■ GIVEN REQUEST: In the listing that follows, retype every line from the first through the one containing "from bokeh.core.properties import value". Pictures are to be left out.

■ STORED DATA:
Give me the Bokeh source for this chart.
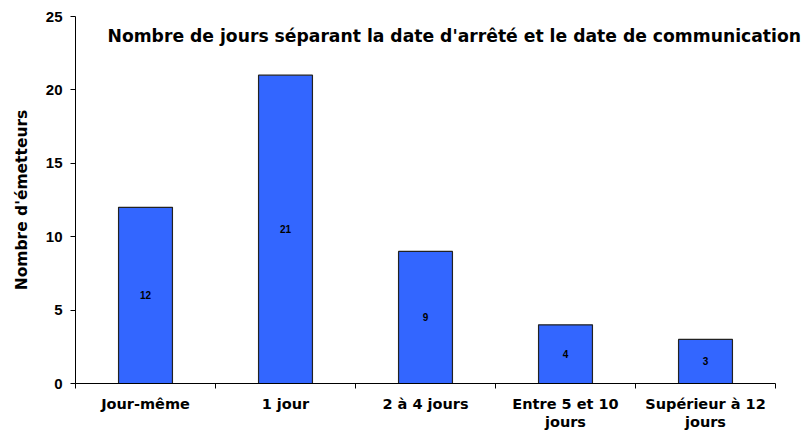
from bokeh.plotting import figure
from bokeh.models import FixedTicker, Range1d, Label, ColumnDataSource, LabelSet
from bokeh.embed import file_html
from bokeh.resources import INLINE
from bokeh.core.properties import value

categories = ["Jour-même", "1 jour", "2 à 4 jours", "Entre 5 et 10\njours", "Supérieur à 12\njours"]
counts = [12, 21, 9, 4, 3]
y_ticks = [0, 5, 10, 15, 20, 25]
title_text = "Nombre de jours séparant la date d'arrêté et le date de communication"
y_label = "Nombre d'émetteurs"

FONT = "Liberation Sans"
WIDE = "DejaVu Sans"

n = len(categories)
xs = [i + 0.5 for i in range(n)]
mids = [c / 2 for c in counts]
src = ColumnDataSource(dict(x=xs, top=counts, mid=mids, lab=[str(c) for c in counts]))

# frame runs to the right edge so the title is not clipped; axis is bounded to the categories
p = figure(width=808, height=432, output_backend="svg", toolbar_location=None,
           x_range=Range1d(0, n + 33 / 140), y_range=Range1d(0, 25),
           min_border_left=75, min_border_right=0, min_border_top=16, min_border_bottom=44)
p.outline_line_color = None
p.xgrid.visible = False
p.ygrid.visible = False

p.vbar(x="x", top="top", width=0.385, bottom=0, source=src,
       fill_color="#3366FF", line_color="#222222", line_width=1.2)

p.add_layout(LabelSet(x="x", y="mid", text="lab", source=src, text_align="center",
                      text_baseline="middle", text_font=value(FONT), text_font_size="10px",
                      text_font_style="bold", text_color="black"))

# x axis
xa = p.xaxis[0]
xa.bounds = (0, n)
xa.ticker = FixedTicker(ticks=xs, minor_ticks=list(range(n + 1)))
xa.major_label_overrides = {x: c for x, c in zip(xs, categories)}
xa.major_tick_out = 0
xa.major_tick_in = 0
xa.minor_tick_out = 5
xa.minor_tick_in = 0
xa.minor_tick_line_color = "black"
xa.axis_line_color = "black"
xa.major_label_text_font = WIDE
xa.major_label_text_font_style = "bold"
xa.major_label_text_font_size = "14.5px"
xa.major_label_text_color = "black"
xa.major_label_standoff = 7
xa.major_label_text_line_height = 1.15

# y axis
ya = p.yaxis[0]
ya.ticker = FixedTicker(ticks=y_ticks, minor_ticks=[])
ya.major_tick_out = 5
ya.major_tick_in = 0
ya.axis_line_color = "black"
ya.major_tick_line_color = "black"
ya.major_label_text_font = FONT
ya.major_label_text_font_style = "bold"
ya.major_label_text_font_size = "15px"
ya.major_label_text_color = "black"
ya.major_label_standoff = 8
ya.axis_label = y_label
ya.axis_label_text_font = WIDE
ya.axis_label_text_font_style = "bold"
ya.axis_label_text_font_size = "15.5px"
ya.axis_label_text_color = "black"
ya.axis_label_standoff = 12

p.add_layout(Label(x=32, y=23.7, x_units="screen", y_units="data", text=title_text,
                   text_font=WIDE, text_font_style="bold", text_font_size="17.2px",
                   text_color="black", text_baseline="middle"))

open("out.html", "w").write(file_html(p, INLINE))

■ ANSWER BELOW:
Give me the Bokeh source for this chart.
from bokeh.plotting import figure
from bokeh.models import FixedTicker, Range1d, Label, ColumnDataSource, LabelSet
from bokeh.embed import file_html
from bokeh.resources import INLINE
from bokeh.core.properties import value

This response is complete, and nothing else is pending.